The fuel supply device according to claim 1, wherein
the engine includes an addition valve that adds the fuel to raise the exhaust temperature of the engine, and
the medium pressure passage connects the medium pressure pump to the addition valve.
The fuel supply device according to claim 1 or 2, wherein
one of the first return passage and the second return passage includes a first portion that extends from the check valve toward each of the first injectors and a second portion that extends from the check valve toward each of the second injectors, and
the longer one of the first portion and the second portion has a larger cross-sectional passage area than the other one of the first portion and the second portion.

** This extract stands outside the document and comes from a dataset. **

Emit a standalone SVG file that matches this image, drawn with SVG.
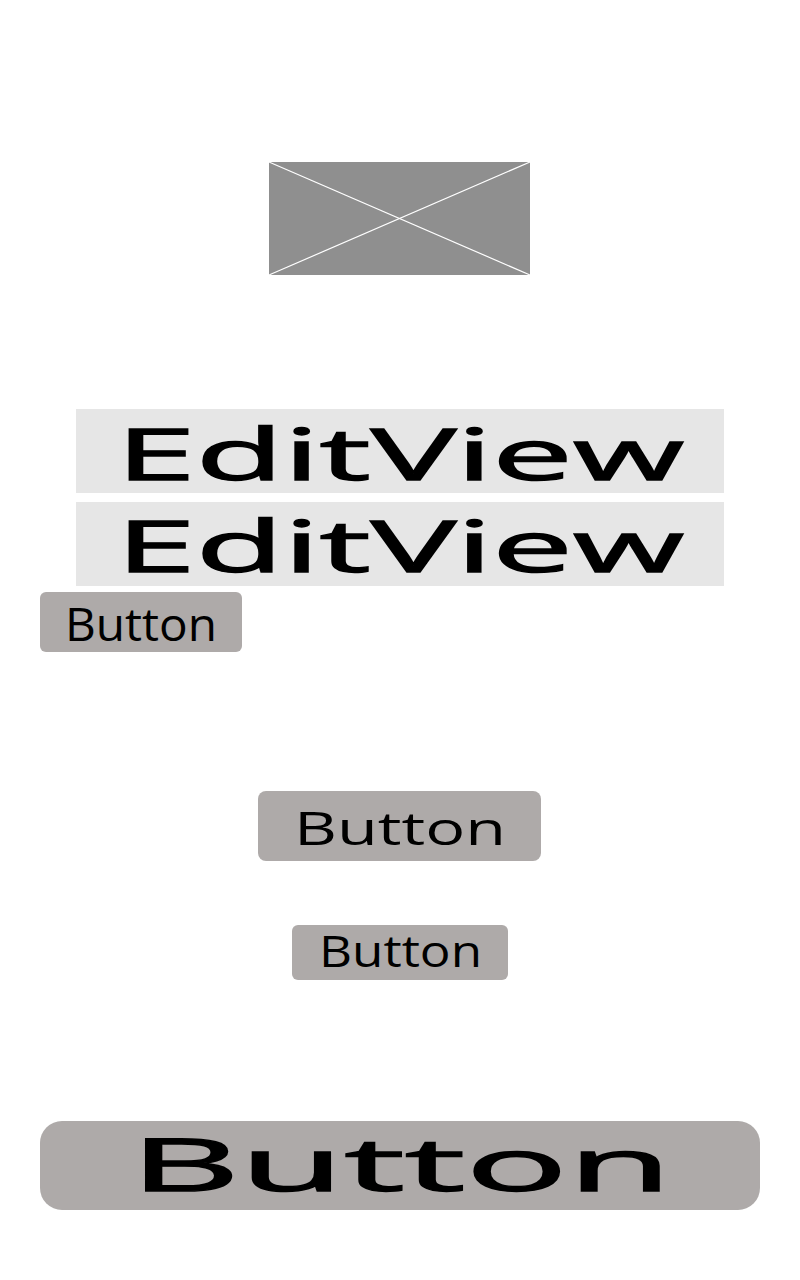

The fuel supply device according to claim 3, wherein
one of the first return passage and the second return passage is connected to the connection passage at a connecting point,
the first portion extends from the connecting point toward each of the first injectors, and the second portion extends from the connecting point toward each of the second injectors,
when the first portion is longer than the second portion, the cross-sectional passage area of the first portion is larger than that of the second portion, and
when the second portion is longer than the first portion, the cross-sectional passage area of the second portion is larger than that of the first portion.
The fuel supply device according to claim 3 or 4, wherein the cross-sectional passage area of the connection passage is larger than that of the shorter one of the first portion and the second portion.
The fuel supply device according to claim 1 or 2, wherein the first return passage and the second return passage are configured so that the length from the check valve to each of the first injectors and the length from the check valve to each of the second injectors are the same.